Prawdopodobnie także organizacja terrorystyczna Osamy bin Ladena próbowała wejść w posiadanie tej śmiertelnej broni biologicznej. Jednak „Washington Post uważa, że raczej jej się to nie udało.

Także Francja posiada wirus ospy. Jednak zdaniem wywiadu amerykańskiego -

francuski program ma charakter "czysto defensywny". Nie wiadomo, czy administracja Stanów Zjednoczonych zwracała się w tej sprawie o wyjaśnienia do rządu francuskiego.

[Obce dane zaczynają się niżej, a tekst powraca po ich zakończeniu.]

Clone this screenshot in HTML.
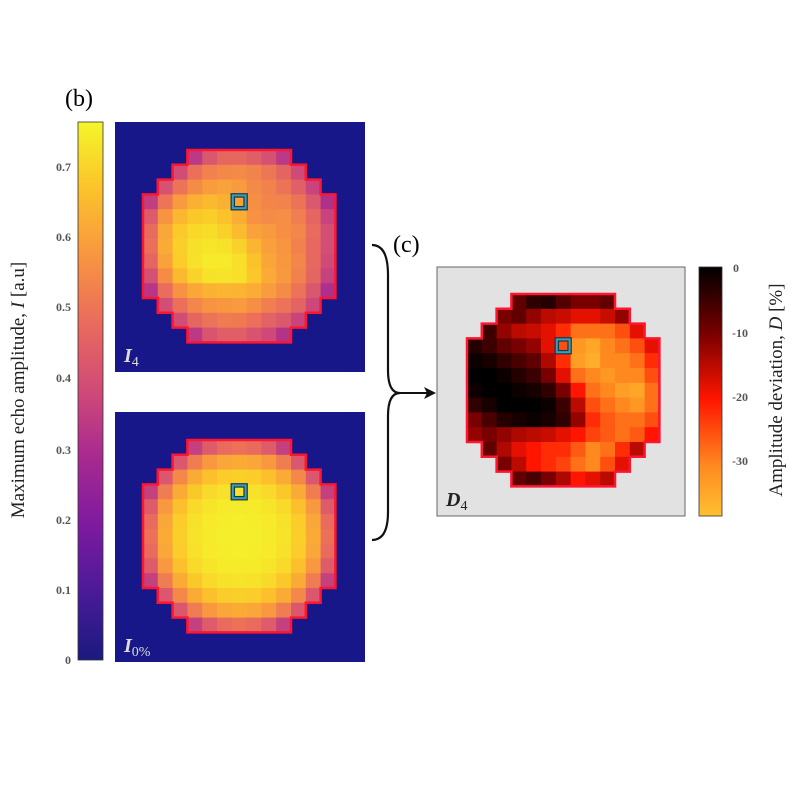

Niewielkie zapasy wirusa ospy, jeszcze z czasów radzieckich, posiada też podobno Rosja.

Przekonanie Waszyngtonu, że Irak dysponuje wirusem ospy, wynika -według "Washington Post" - z materiału dowodowego, zebranego przez inspektorów rozbrojeniowych ONZ po wojnie nad Zatoką Perską z 1991 roku. Ponadto CIA ma "sygnały" o przypadkach zachorowań na ospę z okresu wojny iracko-irańskiej w latach 80.

Oficjalnie ospa została całkowicie zwalczona w 1980 roku. Stany Zjednoczone obawiają się jednak, że niektóre kraje i ugrupowania terrorystyczne mogły zgromadzić zapasy wirusa ospy z zamiarem wykorzystania go jako broni biologicznej.